Aim = Retype only what runs from the first line of the listing to the line holding "import pandas as pd", both included. Do not retype the pictures.

Stored data =
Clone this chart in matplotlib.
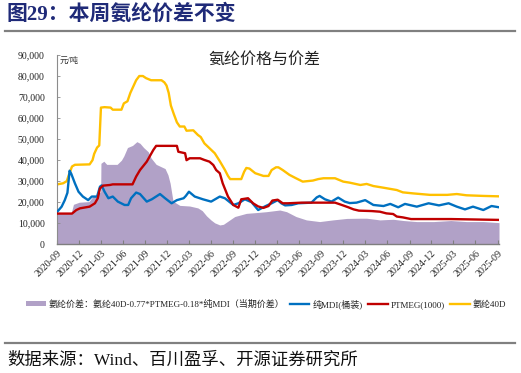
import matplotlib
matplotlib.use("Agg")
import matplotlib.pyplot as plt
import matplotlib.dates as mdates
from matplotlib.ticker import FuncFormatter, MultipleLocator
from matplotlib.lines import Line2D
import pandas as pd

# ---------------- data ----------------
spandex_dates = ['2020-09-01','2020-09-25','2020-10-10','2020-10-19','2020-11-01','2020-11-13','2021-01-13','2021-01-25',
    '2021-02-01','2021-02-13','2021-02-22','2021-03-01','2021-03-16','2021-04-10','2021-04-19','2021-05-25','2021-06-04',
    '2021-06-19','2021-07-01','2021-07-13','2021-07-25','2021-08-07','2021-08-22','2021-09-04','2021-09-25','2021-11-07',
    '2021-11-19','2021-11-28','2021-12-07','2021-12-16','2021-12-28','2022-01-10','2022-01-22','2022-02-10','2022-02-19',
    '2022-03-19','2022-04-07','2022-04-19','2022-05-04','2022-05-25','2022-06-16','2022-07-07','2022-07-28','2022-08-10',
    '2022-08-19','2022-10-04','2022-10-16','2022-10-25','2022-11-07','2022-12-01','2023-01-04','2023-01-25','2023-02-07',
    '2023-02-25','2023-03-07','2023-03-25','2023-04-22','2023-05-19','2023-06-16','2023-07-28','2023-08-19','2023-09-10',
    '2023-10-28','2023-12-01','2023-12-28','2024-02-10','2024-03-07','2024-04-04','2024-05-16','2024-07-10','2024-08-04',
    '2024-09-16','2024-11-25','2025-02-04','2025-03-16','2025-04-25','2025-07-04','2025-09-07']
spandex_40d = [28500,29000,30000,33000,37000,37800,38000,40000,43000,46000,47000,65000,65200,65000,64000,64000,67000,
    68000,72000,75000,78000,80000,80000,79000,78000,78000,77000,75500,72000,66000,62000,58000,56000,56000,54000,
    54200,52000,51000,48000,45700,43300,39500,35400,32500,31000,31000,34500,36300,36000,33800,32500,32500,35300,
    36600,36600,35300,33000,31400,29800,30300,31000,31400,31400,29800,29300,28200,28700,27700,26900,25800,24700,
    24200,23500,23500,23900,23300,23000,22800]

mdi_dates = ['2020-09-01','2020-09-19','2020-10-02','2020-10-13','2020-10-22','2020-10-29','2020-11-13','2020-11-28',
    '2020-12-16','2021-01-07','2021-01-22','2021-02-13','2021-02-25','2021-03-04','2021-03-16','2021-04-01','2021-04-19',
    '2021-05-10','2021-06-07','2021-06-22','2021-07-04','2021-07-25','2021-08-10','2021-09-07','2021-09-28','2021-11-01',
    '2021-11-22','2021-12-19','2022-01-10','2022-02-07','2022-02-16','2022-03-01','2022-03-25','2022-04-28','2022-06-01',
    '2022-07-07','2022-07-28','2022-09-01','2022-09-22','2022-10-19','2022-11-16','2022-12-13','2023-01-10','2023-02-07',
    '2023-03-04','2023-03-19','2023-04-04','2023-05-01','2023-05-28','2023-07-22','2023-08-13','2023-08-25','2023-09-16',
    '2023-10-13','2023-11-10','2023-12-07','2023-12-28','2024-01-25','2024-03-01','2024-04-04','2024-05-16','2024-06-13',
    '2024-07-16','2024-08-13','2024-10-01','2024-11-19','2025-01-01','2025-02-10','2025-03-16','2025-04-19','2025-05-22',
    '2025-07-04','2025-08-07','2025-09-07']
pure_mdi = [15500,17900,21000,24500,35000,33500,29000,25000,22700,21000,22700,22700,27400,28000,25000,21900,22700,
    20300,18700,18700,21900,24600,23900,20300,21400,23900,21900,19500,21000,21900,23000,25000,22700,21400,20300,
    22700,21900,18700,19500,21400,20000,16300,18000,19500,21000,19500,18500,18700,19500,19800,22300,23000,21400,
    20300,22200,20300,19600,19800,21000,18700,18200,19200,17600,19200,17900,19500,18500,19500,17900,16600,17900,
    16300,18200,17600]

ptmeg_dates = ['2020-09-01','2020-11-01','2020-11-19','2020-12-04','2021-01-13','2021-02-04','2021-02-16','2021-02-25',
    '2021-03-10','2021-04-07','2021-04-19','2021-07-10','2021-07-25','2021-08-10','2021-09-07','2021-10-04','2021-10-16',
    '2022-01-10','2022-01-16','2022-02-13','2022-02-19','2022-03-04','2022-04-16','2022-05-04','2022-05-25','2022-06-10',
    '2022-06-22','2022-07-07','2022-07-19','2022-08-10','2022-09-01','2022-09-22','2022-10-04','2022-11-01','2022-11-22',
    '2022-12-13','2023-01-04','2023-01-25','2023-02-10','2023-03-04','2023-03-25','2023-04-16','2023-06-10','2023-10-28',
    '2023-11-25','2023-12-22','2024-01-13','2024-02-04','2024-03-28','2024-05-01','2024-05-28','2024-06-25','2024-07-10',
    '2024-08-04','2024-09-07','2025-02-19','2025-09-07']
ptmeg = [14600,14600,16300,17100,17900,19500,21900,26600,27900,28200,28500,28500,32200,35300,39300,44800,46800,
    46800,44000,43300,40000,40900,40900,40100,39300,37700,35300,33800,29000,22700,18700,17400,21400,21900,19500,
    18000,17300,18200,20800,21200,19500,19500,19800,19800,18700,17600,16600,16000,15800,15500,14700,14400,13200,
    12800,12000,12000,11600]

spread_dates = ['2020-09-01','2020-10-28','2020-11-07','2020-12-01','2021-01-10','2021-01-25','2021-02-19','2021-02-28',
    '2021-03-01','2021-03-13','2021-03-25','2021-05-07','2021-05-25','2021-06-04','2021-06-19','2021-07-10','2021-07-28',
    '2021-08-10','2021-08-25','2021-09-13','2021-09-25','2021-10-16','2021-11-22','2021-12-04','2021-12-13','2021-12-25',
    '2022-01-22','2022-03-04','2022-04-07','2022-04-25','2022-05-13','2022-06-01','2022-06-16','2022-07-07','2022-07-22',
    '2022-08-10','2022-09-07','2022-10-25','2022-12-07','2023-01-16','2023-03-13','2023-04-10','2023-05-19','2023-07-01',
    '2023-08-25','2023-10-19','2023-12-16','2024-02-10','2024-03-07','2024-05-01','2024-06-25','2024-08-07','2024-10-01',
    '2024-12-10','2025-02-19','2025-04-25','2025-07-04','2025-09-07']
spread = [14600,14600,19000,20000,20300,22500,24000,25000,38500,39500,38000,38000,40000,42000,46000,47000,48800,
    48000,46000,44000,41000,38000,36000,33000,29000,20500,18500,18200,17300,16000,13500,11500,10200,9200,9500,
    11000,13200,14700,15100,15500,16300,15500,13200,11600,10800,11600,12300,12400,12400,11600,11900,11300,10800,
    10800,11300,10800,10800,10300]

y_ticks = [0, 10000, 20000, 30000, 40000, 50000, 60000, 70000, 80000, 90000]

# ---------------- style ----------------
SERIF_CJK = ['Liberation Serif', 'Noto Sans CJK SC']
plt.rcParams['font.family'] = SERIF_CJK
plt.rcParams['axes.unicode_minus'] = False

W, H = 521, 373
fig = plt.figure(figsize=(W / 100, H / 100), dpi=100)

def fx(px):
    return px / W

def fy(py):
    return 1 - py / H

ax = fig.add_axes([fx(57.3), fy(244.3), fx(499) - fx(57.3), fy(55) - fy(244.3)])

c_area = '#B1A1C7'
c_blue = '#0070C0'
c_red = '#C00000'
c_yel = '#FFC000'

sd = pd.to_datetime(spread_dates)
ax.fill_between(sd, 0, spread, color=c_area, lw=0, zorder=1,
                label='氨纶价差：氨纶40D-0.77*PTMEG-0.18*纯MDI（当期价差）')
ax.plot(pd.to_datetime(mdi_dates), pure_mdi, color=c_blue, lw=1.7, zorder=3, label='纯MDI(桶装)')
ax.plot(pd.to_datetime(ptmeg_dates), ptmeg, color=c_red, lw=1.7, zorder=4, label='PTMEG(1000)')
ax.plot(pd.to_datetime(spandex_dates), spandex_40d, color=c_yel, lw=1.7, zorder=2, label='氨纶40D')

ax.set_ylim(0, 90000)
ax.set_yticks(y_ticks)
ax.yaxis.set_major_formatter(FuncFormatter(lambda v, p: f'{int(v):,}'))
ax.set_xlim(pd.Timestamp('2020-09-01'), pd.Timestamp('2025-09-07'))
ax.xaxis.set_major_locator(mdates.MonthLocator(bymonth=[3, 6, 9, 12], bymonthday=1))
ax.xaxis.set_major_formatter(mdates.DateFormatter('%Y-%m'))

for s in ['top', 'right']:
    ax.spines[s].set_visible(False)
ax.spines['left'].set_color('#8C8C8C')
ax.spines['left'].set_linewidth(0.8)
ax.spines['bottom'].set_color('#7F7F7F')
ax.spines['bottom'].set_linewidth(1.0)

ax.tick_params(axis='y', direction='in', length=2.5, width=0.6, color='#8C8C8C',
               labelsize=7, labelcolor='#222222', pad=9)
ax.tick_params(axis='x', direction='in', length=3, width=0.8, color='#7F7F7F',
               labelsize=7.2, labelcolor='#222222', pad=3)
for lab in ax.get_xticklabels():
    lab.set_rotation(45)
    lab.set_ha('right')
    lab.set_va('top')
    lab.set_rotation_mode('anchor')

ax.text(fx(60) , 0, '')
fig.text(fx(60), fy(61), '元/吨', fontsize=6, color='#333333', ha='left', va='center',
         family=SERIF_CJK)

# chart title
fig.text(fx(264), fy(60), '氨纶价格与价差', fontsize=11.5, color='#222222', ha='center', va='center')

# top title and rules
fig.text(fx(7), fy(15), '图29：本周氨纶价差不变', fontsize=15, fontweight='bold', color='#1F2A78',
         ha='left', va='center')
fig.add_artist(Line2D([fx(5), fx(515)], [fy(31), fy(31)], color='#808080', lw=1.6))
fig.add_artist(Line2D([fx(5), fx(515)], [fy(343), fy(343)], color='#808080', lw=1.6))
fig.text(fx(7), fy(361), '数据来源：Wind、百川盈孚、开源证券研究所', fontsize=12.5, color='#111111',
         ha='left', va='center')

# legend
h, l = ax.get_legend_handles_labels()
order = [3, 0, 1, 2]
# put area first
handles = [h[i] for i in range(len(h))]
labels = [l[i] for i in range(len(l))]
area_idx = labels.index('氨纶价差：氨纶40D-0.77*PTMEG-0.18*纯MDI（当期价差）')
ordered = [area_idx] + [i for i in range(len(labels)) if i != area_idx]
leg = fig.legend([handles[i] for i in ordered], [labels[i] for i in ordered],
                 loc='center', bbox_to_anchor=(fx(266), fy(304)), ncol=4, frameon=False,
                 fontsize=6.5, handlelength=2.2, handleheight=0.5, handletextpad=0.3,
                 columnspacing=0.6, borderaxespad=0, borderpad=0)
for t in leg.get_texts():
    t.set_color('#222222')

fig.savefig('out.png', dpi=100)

Result for this exercise =
Clone this chart in matplotlib.
import matplotlib
matplotlib.use("Agg")
import matplotlib.pyplot as plt
import matplotlib.dates as mdates
from matplotlib.ticker import FuncFormatter, MultipleLocator
from matplotlib.lines import Line2D
import pandas as pd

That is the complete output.